The Supreme Court upholds the ministerial exception
For decades, courts have ruled that religious schools can require their teachers to share their faith. In fact, in 2012 the Supreme Court unanimously agreed in EEOC v. Hosanna-Tabor that a 4th grade teacher at a Lutheran religious school is a minister for their faith, and a school has a right to select their ministers without permission from a government bureaucrat.
That right clearly applies to St. Anthony’s. As a Catholic school, St. Anthony’s has the right to choose its religious leaders free from government interference. But a former principal of the school, Joan Fratello, recently challenged that right after St. Anthony’s declined to renew her contract because of insubordination. She thinks that allowing St. Anthony’s to select its own leaders will aid “malevolent organizations and potential terrorists” and contribute to the “destruction of our future” as a country. Sadly, she’s supported by a group of trial lawyers who make money off of litigation and by an anti-religious academic who has long opposed what every justice on the Supreme Court supported in 2012.
Ms. Fratello not only personally provided religious prayer, guidance, and instruction, she also supervised all the teachers with the same duties. Under the law, that means she was a minister. A religious leader who supervises a religious school’s ministries is herself a minister.
Becket stepped in to represent St.

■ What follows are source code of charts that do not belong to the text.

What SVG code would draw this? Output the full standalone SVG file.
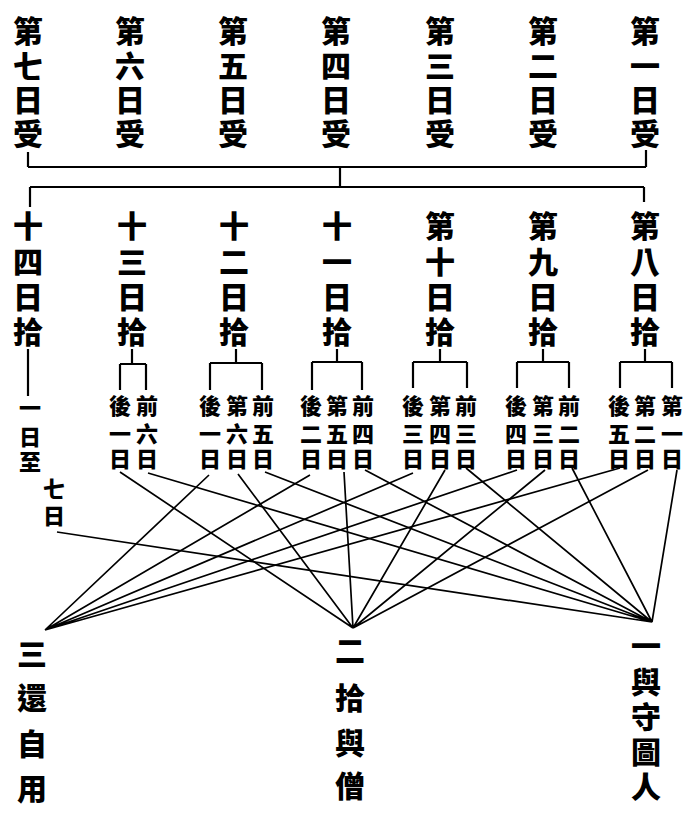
<svg xmlns="http://www.w3.org/2000/svg" width="694" height="818" viewBox="0 0 694 818">
<style>
.t{font-family:"Liberation Sans","Noto Sans CJK TC","Noto Sans CJK SC",sans-serif;font-weight:900;fill:#000;text-anchor:middle}
.big{font-size:30px}
.mid{font-size:30px}
.sm{font-size:22px}
.lab{font-size:30px}
.br{stroke:#000;stroke-width:2.2;fill:none}
.cn{stroke:#000;stroke-width:1.7;fill:none}
</style>
<rect width="694" height="818" fill="#fff"/>
<!-- top row -->
<g id="d7"><text class="t big"><tspan x="28" y="42">第</tspan><tspan x="28" y="77">七</tspan><tspan x="28" y="111">日</tspan><tspan x="28" y="145">受</tspan></text></g>
<g id="d6"><text class="t big"><tspan x="130" y="42">第</tspan><tspan x="130" y="77">六</tspan><tspan x="130" y="111">日</tspan><tspan x="130" y="145">受</tspan></text></g>
<g id="d5"><text class="t big"><tspan x="233" y="42">第</tspan><tspan x="233" y="77">五</tspan><tspan x="233" y="111">日</tspan><tspan x="233" y="145">受</tspan></text></g>
<g id="d4"><text class="t big"><tspan x="336" y="42">第</tspan><tspan x="336" y="77">四</tspan><tspan x="336" y="111">日</tspan><tspan x="336" y="145">受</tspan></text></g>
<g id="d3"><text class="t big"><tspan x="440" y="42">第</tspan><tspan x="440" y="77">三</tspan><tspan x="440" y="111">日</tspan><tspan x="440" y="145">受</tspan></text></g>
<g id="d2"><text class="t big"><tspan x="543" y="42">第</tspan><tspan x="543" y="77">二</tspan><tspan x="543" y="111">日</tspan><tspan x="543" y="145">受</tspan></text></g>
<g id="d1"><text class="t big"><tspan x="645" y="42">第</tspan><tspan x="645" y="77">一</tspan><tspan x="645" y="111">日</tspan><tspan x="645" y="145">受</tspan></text></g>
<!-- second row -->
<g id="d14"><text class="t mid"><tspan x="28" y="237">十</tspan><tspan x="28" y="273">四</tspan><tspan x="28" y="308">日</tspan><tspan x="28" y="343">拾</tspan></text></g>
<g id="d13"><text class="t mid"><tspan x="132" y="237">十</tspan><tspan x="132" y="273">三</tspan><tspan x="132" y="308">日</tspan><tspan x="132" y="343">拾</tspan></text></g>
<g id="d12"><text class="t mid"><tspan x="234" y="237">十</tspan><tspan x="234" y="273">二</tspan><tspan x="234" y="308">日</tspan><tspan x="234" y="343">拾</tspan></text></g>
<g id="d11"><text class="t mid"><tspan x="337" y="237">十</tspan><tspan x="337" y="273">一</tspan><tspan x="337" y="308">日</tspan><tspan x="337" y="343">拾</tspan></text></g>
<g id="d10"><text class="t mid"><tspan x="440" y="237">第</tspan><tspan x="440" y="273">十</tspan><tspan x="440" y="308">日</tspan><tspan x="440" y="343">拾</tspan></text></g>
<g id="d9"><text class="t mid"><tspan x="543" y="237">第</tspan><tspan x="543" y="273">九</tspan><tspan x="543" y="308">日</tspan><tspan x="543" y="343">拾</tspan></text></g>
<g id="d8"><text class="t mid"><tspan x="645" y="237">第</tspan><tspan x="645" y="273">八</tspan><tspan x="645" y="308">日</tspan><tspan x="645" y="343">拾</tspan></text></g>
<!-- small items -->
<g id="s14"><text class="t sm"><tspan x="30" y="416">一</tspan><tspan x="30" y="445">日</tspan><tspan x="30" y="470">至</tspan></text><text class="t sm"><tspan x="54" y="497">七</tspan><tspan x="54" y="524">日</tspan></text></g>
<g id="s13"><text class="t sm"><tspan x="120" y="414">後</tspan><tspan x="120" y="442">一</tspan><tspan x="120" y="467">日</tspan></text><text class="t sm"><tspan x="147" y="414">前</tspan><tspan x="147" y="442">六</tspan><tspan x="147" y="467">日</tspan></text></g>
<g id="s12"><text class="t sm"><tspan x="210" y="414">後</tspan><tspan x="210" y="442">一</tspan><tspan x="210" y="467">日</tspan></text><text class="t sm"><tspan x="237" y="414">第</tspan><tspan x="237" y="442">六</tspan><tspan x="237" y="467">日</tspan></text><text class="t sm"><tspan x="263" y="414">前</tspan><tspan x="263" y="442">五</tspan><tspan x="263" y="467">日</tspan></text></g>
<g id="s11"><text class="t sm"><tspan x="311" y="414">後</tspan><tspan x="311" y="442">二</tspan><tspan x="311" y="467">日</tspan></text><text class="t sm"><tspan x="337" y="414">第</tspan><tspan x="337" y="442">五</tspan><tspan x="337" y="467">日</tspan></text><text class="t sm"><tspan x="363" y="414">前</tspan><tspan x="363" y="442">四</tspan><tspan x="363" y="467">日</tspan></text></g>
<g id="s10"><text class="t sm"><tspan x="413" y="414">後</tspan><tspan x="413" y="442">三</tspan><tspan x="413" y="467">日</tspan></text><text class="t sm"><tspan x="440" y="414">第</tspan><tspan x="440" y="442">四</tspan><tspan x="440" y="467">日</tspan></text><text class="t sm"><tspan x="466" y="414">前</tspan><tspan x="466" y="442">三</tspan><tspan x="466" y="467">日</tspan></text></g>
<g id="s9"><text class="t sm"><tspan x="516" y="414">後</tspan><tspan x="516" y="442">四</tspan><tspan x="516" y="467">日</tspan></text><text class="t sm"><tspan x="543" y="414">第</tspan><tspan x="543" y="442">三</tspan><tspan x="543" y="467">日</tspan></text><text class="t sm"><tspan x="569" y="414">前</tspan><tspan x="569" y="442">二</tspan><tspan x="569" y="467">日</tspan></text></g>
<g id="s8"><text class="t sm"><tspan x="619" y="414">後</tspan><tspan x="619" y="442">五</tspan><tspan x="619" y="467">日</tspan></text><text class="t sm"><tspan x="645" y="414">第</tspan><tspan x="645" y="442">二</tspan><tspan x="645" y="467">日</tspan></text><text class="t sm"><tspan x="672" y="414">第</tspan><tspan x="672" y="442">一</tspan><tspan x="672" y="467">日</tspan></text></g>
<!-- outcomes -->
<g id="outL"><text class="t lab"><tspan x="32" y="665">三</tspan><tspan x="32" y="709">還</tspan><tspan x="32" y="755">自</tspan><tspan x="32" y="800">用</tspan></text></g>
<g id="outM"><text class="t lab"><tspan x="350" y="662">二</tspan><tspan x="350" y="709">拾</tspan><tspan x="350" y="754">與</tspan><tspan x="350" y="797">僧</tspan></text></g>
<g id="outR"><text class="t lab"><tspan x="646" y="657">一</tspan><tspan x="646" y="693">與</tspan><tspan x="646" y="728">守</tspan><tspan x="646" y="763">圖</tspan><tspan x="646" y="798">人</tspan></text></g>
<!-- connectors -->
<g id="connectors">
<g id="brackets" class="br">
<path d="M28 152V167M28 167H646M646 150V167M340 167V187M30 187H644M30 187V207M644 187V202"/>
<path d="M28 349V396"/>
<path d="M132 349V364M120 364H146M120 364V390M146 364V390"/>
<path d="M236 349V363M210 363H262M210 363V390M262 363V390"/>
<path d="M337 349V362M312 362H362M312 362V390M362 362V390"/>
<path d="M440 349V362M413 362H467M413 362V388M467 362V388"/>
<path d="M543 349V362M517 362H569M517 362V388M569 362V388"/>
<path d="M645 349V362M620 362H672M620 362V388M672 362V388"/>
</g>
<g id="toL" class="cn">
<path d="M209 475L45 630M310 475L45 630M413 473L45 630M517 470L45 630M620 468L45 630"/>
</g>
<g id="toM" class="cn">
<path d="M120 472L353 628M238 474L353 628M344 472L353 628M445 470L353 628M545 470L353 628M648 470L353 628"/>
</g>
<g id="toR" class="cn">
<path d="M57 532L652 622M148 473L652 622M265 472L652 622M365 470L652 622M466 468L652 622M572 468L652 622M677 470L652 622"/>
</g>
</g>
</svg>
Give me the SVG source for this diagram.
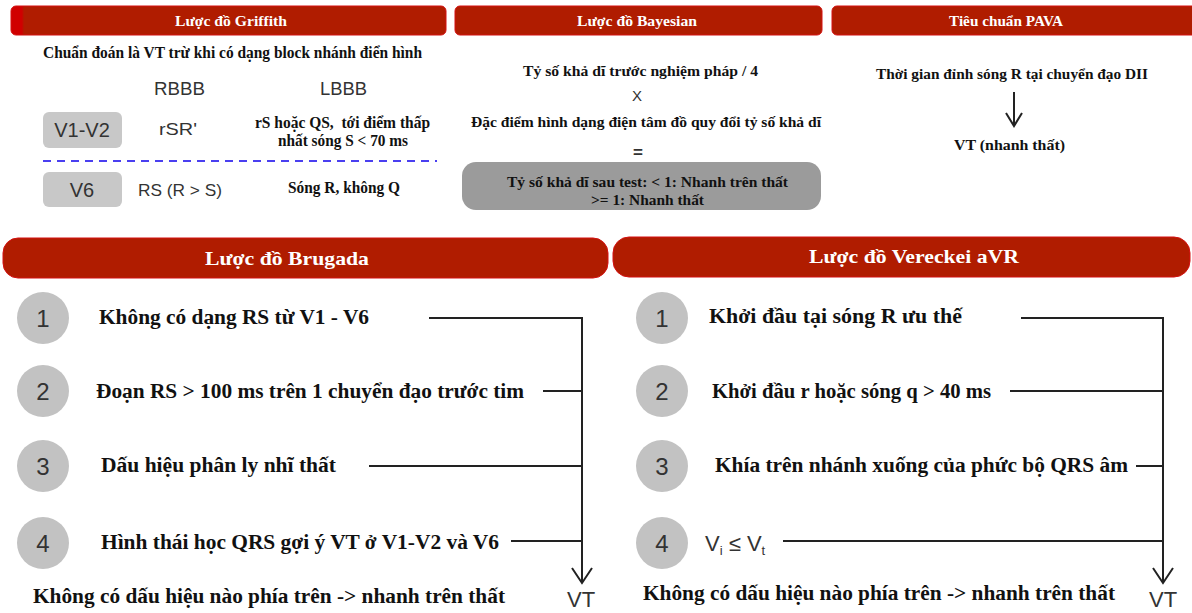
<svg xmlns="http://www.w3.org/2000/svg" width="1192" height="613" viewBox="0 0 1192 613">
<defs>
<linearGradient id="gl" x1="0" y1="0" x2="1" y2="0">
<stop offset="0" stop-color="#d00000"/><stop offset="0.025" stop-color="#d00000"/><stop offset="0.03" stop-color="#b01c00"/><stop offset="1" stop-color="#b01c00"/>
</linearGradient>
<style>
.bar{fill:#b01c00;stroke:#d41010;stroke-width:1}
.ht{font-family:"Liberation Serif",serif;font-weight:bold;fill:#ffffff}
.b{font-family:"Liberation Serif",serif;font-weight:bold;fill:#111111}
.s{font-family:"Liberation Sans",Arial,sans-serif;fill:#333333}
.box{fill:#c8c8c8}
.circ{fill:#c2c2c2}
.num{font-family:"Liberation Sans",Arial,sans-serif;font-size:24px;fill:#333333;text-anchor:middle}
.ln{stroke:#222222;stroke-width:2;fill:none}
</style>
</defs>
<rect width="1192" height="613" fill="#ffffff"/>

<g id="griffith">
<rect x="11" y="6" width="435" height="29" rx="5" fill="url(#gl)" stroke="#d41010" stroke-width="1"/>
<text class="ht" x="231" y="26" font-size="15" text-anchor="middle" textLength="112" lengthAdjust="spacingAndGlyphs">Lược đồ Griffith</text>
<text class="b" x="43" y="58" font-size="16" textLength="379" lengthAdjust="spacingAndGlyphs">Chuẩn đoán là VT trừ khi có dạng block nhánh điển hình</text>
<text class="s" x="154" y="95" font-size="18" textLength="51" lengthAdjust="spacingAndGlyphs">RBBB</text>
<text class="s" x="320" y="95" font-size="18" textLength="47" lengthAdjust="spacingAndGlyphs">LBBB</text>
<rect class="box" x="43" y="112" width="79" height="36" rx="6"/>
<text class="s" x="82" y="137" font-size="20" text-anchor="middle">V1-V2</text>
<text class="s" x="159" y="135" font-size="17" textLength="38" lengthAdjust="spacingAndGlyphs">rSR'</text>
<text class="b" x="255" y="128" font-size="16" style="white-space:pre" textLength="175" lengthAdjust="spacingAndGlyphs">rS hoặc QS,  tới điểm thấp</text>
<text class="b" x="278" y="146" font-size="16" textLength="130" lengthAdjust="spacingAndGlyphs">nhất sóng S &lt; 70 ms</text>
<line x1="43" y1="161" x2="437" y2="161" stroke="#4a3ff0" stroke-width="2" stroke-dasharray="8,6"/>
<rect class="box" x="43" y="172" width="79" height="35" rx="6"/>
<text class="s" x="82" y="197" font-size="20" text-anchor="middle">V6</text>
<text class="s" x="138" y="196" font-size="17" textLength="84" lengthAdjust="spacingAndGlyphs">RS (R &gt; S)</text>
<text class="b" x="288" y="193" font-size="16" textLength="112" lengthAdjust="spacingAndGlyphs">Sóng R, không Q</text>
</g>

<g id="bayesian">
<rect class="bar" x="455" y="6" width="367" height="29" rx="5"/>
<text class="ht" x="637" y="26" font-size="15" text-anchor="middle" textLength="120" lengthAdjust="spacingAndGlyphs">Lược đồ Bayesian</text>
<text class="b" x="523" y="76" font-size="15" textLength="235" lengthAdjust="spacingAndGlyphs">Tỷ số khả dĩ trước nghiệm pháp / 4</text>
<text class="s" x="637" y="101" font-size="15" text-anchor="middle" fill="#222">X</text>
<text class="b" x="471" y="127" font-size="15" textLength="350" lengthAdjust="spacingAndGlyphs">Đặc điểm hình dạng điện tâm đồ quy đổi tỷ số khả dĩ</text>
<text class="s" x="638" y="158" font-size="17" text-anchor="middle" font-weight="bold" fill="#222">=</text>
<rect x="462" y="162" width="359" height="48" rx="14" fill="#9b9b9b"/>
<text class="b" x="507" y="187" font-size="15" textLength="281" lengthAdjust="spacingAndGlyphs">Tỷ số khả dĩ sau test: &lt; 1: Nhanh trên thất</text>
<text class="b" x="591" y="205" font-size="15" textLength="113" lengthAdjust="spacingAndGlyphs">&gt;= 1: Nhanh thất</text>
</g>

<g id="pava">
<rect class="bar" x="832" y="6" width="365" height="29" rx="5"/>
<text class="ht" x="1006" y="26" font-size="15" text-anchor="middle" textLength="114" lengthAdjust="spacingAndGlyphs">Tiêu chuẩn PAVA</text>
<text class="b" x="876" y="79" font-size="15" textLength="272" lengthAdjust="spacingAndGlyphs">Thời gian đỉnh sóng R tại chuyển đạo DII</text>
<text class="b" x="954" y="150" font-size="15" textLength="111" lengthAdjust="spacingAndGlyphs">VT (nhanh thất)</text>
</g>

<g id="brugada">
<rect class="bar" x="3" y="238" width="605" height="40" rx="15"/>
<text class="ht" x="287" y="265" font-size="19" text-anchor="middle" textLength="164" lengthAdjust="spacingAndGlyphs">Lược đồ Brugada</text>
<circle class="circ" cx="43" cy="318" r="26"/>
<text class="num" x="43" y="327">1</text>
<text class="b" x="99" y="324" font-size="20" textLength="270" lengthAdjust="spacingAndGlyphs">Không có dạng RS từ V1 - V6</text>
<circle class="circ" cx="43" cy="391" r="26"/>
<text class="num" x="43" y="400">2</text>
<text class="b" x="96" y="398" font-size="20" textLength="428" lengthAdjust="spacingAndGlyphs">Đoạn RS &gt; 100 ms trên 1 chuyển đạo trước tim</text>
<circle class="circ" cx="43" cy="466" r="26"/>
<text class="num" x="43" y="475">3</text>
<text class="b" x="101" y="472" font-size="20" textLength="235" lengthAdjust="spacingAndGlyphs">Dấu hiệu phân ly nhĩ thất</text>
<circle class="circ" cx="43" cy="543" r="26"/>
<text class="num" x="43" y="552">4</text>
<text class="b" x="101" y="549" font-size="20" textLength="398" lengthAdjust="spacingAndGlyphs">Hình thái học QRS gợi ý VT ở V1-V2 và V6</text>
<text class="b" x="33" y="603" font-size="20" textLength="472" lengthAdjust="spacingAndGlyphs">Không có dấu hiệu nào phía trên -&gt; nhanh trên thất</text>
<text class="s" x="567" y="607" font-size="22" fill="#333">VT</text>
</g>

<g id="vereckei">
<rect class="bar" x="613" y="237" width="577" height="40" rx="16"/>
<text class="ht" x="914" y="263" font-size="19" text-anchor="middle" textLength="210" lengthAdjust="spacingAndGlyphs">Lược đồ Vereckei aVR</text>
<circle class="circ" cx="662" cy="318" r="26"/>
<text class="num" x="662" y="327">1</text>
<text class="b" x="709" y="323" font-size="20" textLength="253" lengthAdjust="spacingAndGlyphs">Khởi đầu tại sóng R ưu thế</text>
<circle class="circ" cx="662" cy="391" r="26"/>
<text class="num" x="662" y="400">2</text>
<text class="b" x="712" y="398" font-size="20" textLength="279" lengthAdjust="spacingAndGlyphs">Khởi đầu r hoặc sóng q &gt; 40 ms</text>
<circle class="circ" cx="662" cy="466" r="26"/>
<text class="num" x="662" y="475">3</text>
<text class="b" x="715" y="472" font-size="20" textLength="413" lengthAdjust="spacingAndGlyphs">Khía trên nhánh xuống của phức bộ QRS âm</text>
<circle class="circ" cx="662" cy="543" r="26"/>
<text class="num" x="662" y="552">4</text>
<text class="s" x="705" y="551" font-size="22" fill="#444">V<tspan font-size="13" dy="4">i</tspan><tspan dy="-4"> ≤ V</tspan><tspan font-size="13" dy="4">t</tspan></text>
<text class="b" x="643" y="600" font-size="20" textLength="472" lengthAdjust="spacingAndGlyphs">Không có dấu hiệu nào phía trên -&gt; nhanh trên thất</text>
<text class="s" x="1149" y="607" font-size="22" fill="#333">VT</text>
</g>

<g id="connectors">
<path class="ln" d="M1014,92 V126 M1006,113 L1014,126 L1022,113"/>
<path class="ln" d="M429,318 H582 V583 M543,391 H582 M369,466 H582 M511,541 H582 M572,568 L582,583 L592,568"/>
<path class="ln" d="M1021,318 H1163 V583 M1010,391 H1163 M1136,466 H1163 M783,541 H1163 M1153,568 L1163,583 L1173,568"/>
</g>
</svg>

Anthony’s. The Court of Appeals for the Second Circuit heard oral argument in the case in March 2017. In July 2017, the court protected the right of St. Anthony School and the Roman Catholic Archdiocese of New York to choose their own leaders.
In August 2017, Fratello’s lawyer filed a frivolous request for the full Second Circuit to reverse its unanimous ruling, which he compared to the infamous Dred Scott decision while comparing the church to “slave owners.” Becket opposed his attempt to prolong the lawsuit and urged the court to put an end to his abusive attacks on the church and the court. The Court denied Fratello’s petition shortly after Becket filed its opposition.
Importance to Religious Liberty:
- Freedom of religious groups to choose their own leaders: This case set an important precedent, confirming the principle of “ministerial exception” that ensures religious groups have the right to choose their own leaders.
- Freedom of religious groups from state intrusion on religious affairs: Both church and state are better off when the government isn’t meddling in the internal religious affairs of a religious ministry, including a religious school.